Besides being an essayist of eclectic tendency though unequal
value, Miller was also a literary portraitist, providing sketches of his
friends, acquaintances, and colleagues, which one might describe as
impressionist or even expressionist, depending on the psychology of the person concerned. This enabled him to extend his literary
interests into the realm of real life and thus prevented the danger of fiction,
to which he was, to say the least, ever allergic. The opposite of autobiography, or subjective
fact, is of course biography, or objective fact, and this came no less readily
to Miller's pen or typewriter than his self-portraits. Huxley, too, was partial to biography, though
on a profounder level than his spiritual lesser-brother.
Another striking parallel between the two authors (as indeed
with Hermann Hesse and D.H. Lawrence) is their penchant, at one time or
another, for watercolours, which Miller in particular continued to produce well
into old age, having the good fortune to be recognized as a watercolourist in
his own lifetime and duly reproduced on picture postcards, an engaging example
of which, entitled One
Fish, he had the kindness to send me from Santa Monica in response to a
letter I wrote him in 1975. The artistry
could be described as minimalist expressionism, not all that dissimilar in
outline from what I imagine Picasso's interpretation of a fish would have
been. Of course, Miller knew he was an
amateur painter, but it is both significant and interesting that so many writers
of his stamp should have taken to watercolours in their spare time, extending
their eclecticism into congenial realms of creative endeavour. An exhibition of watercolour art by such
writers could well prove well-worth seeing, even if it didn't actually
contribute very much to our understanding of their literary work.

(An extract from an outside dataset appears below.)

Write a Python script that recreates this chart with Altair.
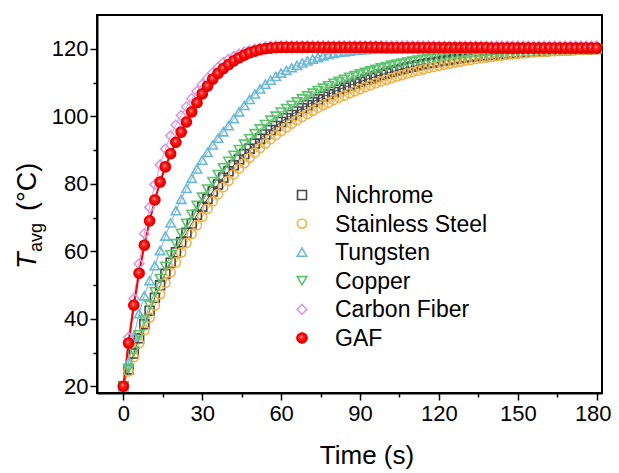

Admittedly, one could argue that even in literature Miller
remained something of an amateur at heart, never an integral, self-possessed
member of the literary establishment, but an outsider who could only marvel,
from time to time, that he had actually 'made it' as a creative writer, leaving
the humdrum world of petty employment and/or sordid unemployment for the more
satisfactory one of literary fame. But
he was never worldly in any ostentatious sense, and always retained the mark
and character of a man who had known hard times and could never expect to
entirely forget or outgrow them. If he
was to remain something of a 'bum person', to use a phrase favoured by Robert
Graves in his assessment of D.H. Lawrence, he was yet the kind of person who is
a 'bum' not because he is beneath the society into which he was born but, on
the contrary, because he has the ability to tower above it and because that
society, in its dedication to the average philistine level, pushes him to the
outside in its preoccupation with making money by whatever means prove most
efficacious, irrespective of the moral or social or, indeed, intellectual
consequences. A man who knows poverty
because he is morally too good for the society in which he has to live is an
altogether different proposition from the one who fails to come up to it in the
first place. Henry Miller was such a
man, and it is for this reason that his closest literary ancestor was neither
Whitman nor Emerson, nor even Dostoyevsky, but Baudelaire.